## JOB
Gather every line from the entries below that includes "this".

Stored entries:
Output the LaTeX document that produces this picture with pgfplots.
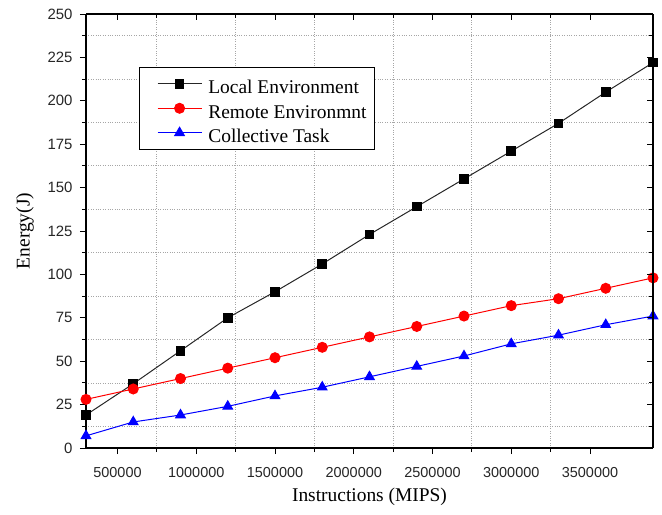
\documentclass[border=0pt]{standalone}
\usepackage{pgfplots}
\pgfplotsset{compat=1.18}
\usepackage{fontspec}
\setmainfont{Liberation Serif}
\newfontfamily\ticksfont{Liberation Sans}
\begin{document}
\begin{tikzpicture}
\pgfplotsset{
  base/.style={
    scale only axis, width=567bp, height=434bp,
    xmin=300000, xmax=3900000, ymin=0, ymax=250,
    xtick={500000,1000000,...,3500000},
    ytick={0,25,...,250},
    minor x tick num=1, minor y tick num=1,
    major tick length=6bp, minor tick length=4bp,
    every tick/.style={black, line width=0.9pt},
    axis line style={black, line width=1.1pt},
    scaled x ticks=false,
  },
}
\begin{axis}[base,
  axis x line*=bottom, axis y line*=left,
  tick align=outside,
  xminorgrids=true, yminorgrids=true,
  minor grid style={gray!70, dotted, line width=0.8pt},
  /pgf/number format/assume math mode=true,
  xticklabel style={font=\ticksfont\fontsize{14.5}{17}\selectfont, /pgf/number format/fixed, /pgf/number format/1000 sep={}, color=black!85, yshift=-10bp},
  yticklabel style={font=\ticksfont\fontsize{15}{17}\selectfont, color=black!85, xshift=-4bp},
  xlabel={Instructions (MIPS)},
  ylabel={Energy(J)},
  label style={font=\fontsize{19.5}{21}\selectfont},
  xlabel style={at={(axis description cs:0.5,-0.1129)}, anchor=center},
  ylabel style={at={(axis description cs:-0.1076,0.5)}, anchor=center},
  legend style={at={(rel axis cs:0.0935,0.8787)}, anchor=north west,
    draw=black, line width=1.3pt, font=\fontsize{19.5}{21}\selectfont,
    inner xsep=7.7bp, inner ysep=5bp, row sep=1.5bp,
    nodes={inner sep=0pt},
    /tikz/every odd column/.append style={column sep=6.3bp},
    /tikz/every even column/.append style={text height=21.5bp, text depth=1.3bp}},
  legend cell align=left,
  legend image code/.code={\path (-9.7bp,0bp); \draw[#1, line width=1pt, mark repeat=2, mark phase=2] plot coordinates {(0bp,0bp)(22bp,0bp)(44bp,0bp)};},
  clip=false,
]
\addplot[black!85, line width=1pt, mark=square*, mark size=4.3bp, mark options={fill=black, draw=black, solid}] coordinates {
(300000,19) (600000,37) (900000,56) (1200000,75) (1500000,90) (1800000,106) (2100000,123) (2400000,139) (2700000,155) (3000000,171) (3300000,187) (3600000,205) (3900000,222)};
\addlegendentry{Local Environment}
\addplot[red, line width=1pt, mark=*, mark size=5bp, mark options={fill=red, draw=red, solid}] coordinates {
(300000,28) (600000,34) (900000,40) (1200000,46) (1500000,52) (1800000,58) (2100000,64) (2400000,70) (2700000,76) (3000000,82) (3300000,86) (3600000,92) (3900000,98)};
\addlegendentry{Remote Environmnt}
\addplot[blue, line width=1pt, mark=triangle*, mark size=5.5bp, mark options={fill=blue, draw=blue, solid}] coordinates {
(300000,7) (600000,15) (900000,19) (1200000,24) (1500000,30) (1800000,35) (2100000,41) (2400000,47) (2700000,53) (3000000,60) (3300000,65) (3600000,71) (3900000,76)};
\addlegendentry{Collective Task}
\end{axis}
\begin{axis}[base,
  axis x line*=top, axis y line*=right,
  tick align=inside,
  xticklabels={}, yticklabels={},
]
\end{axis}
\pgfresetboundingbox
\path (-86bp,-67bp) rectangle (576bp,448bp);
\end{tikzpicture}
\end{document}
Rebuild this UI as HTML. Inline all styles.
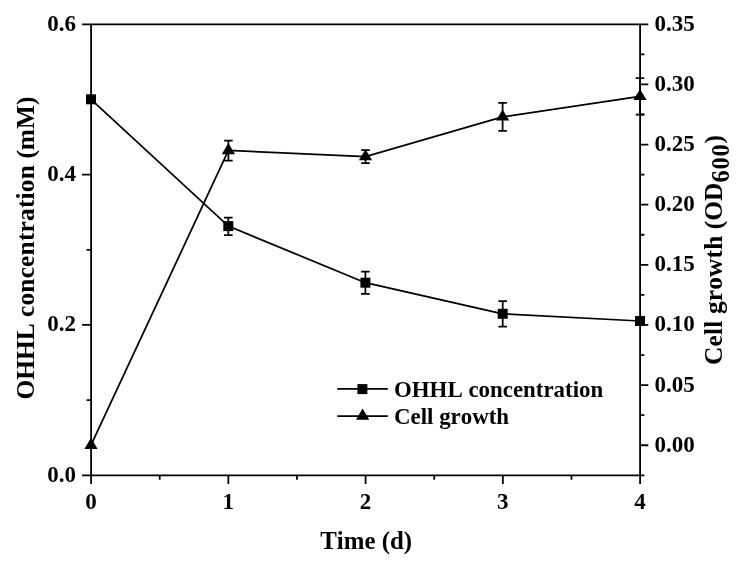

## EXERCISE OUTPUT
Output the LaTeX document that produces this picture with pgfplots.
Rebuild this UI as HTML. Inline all styles.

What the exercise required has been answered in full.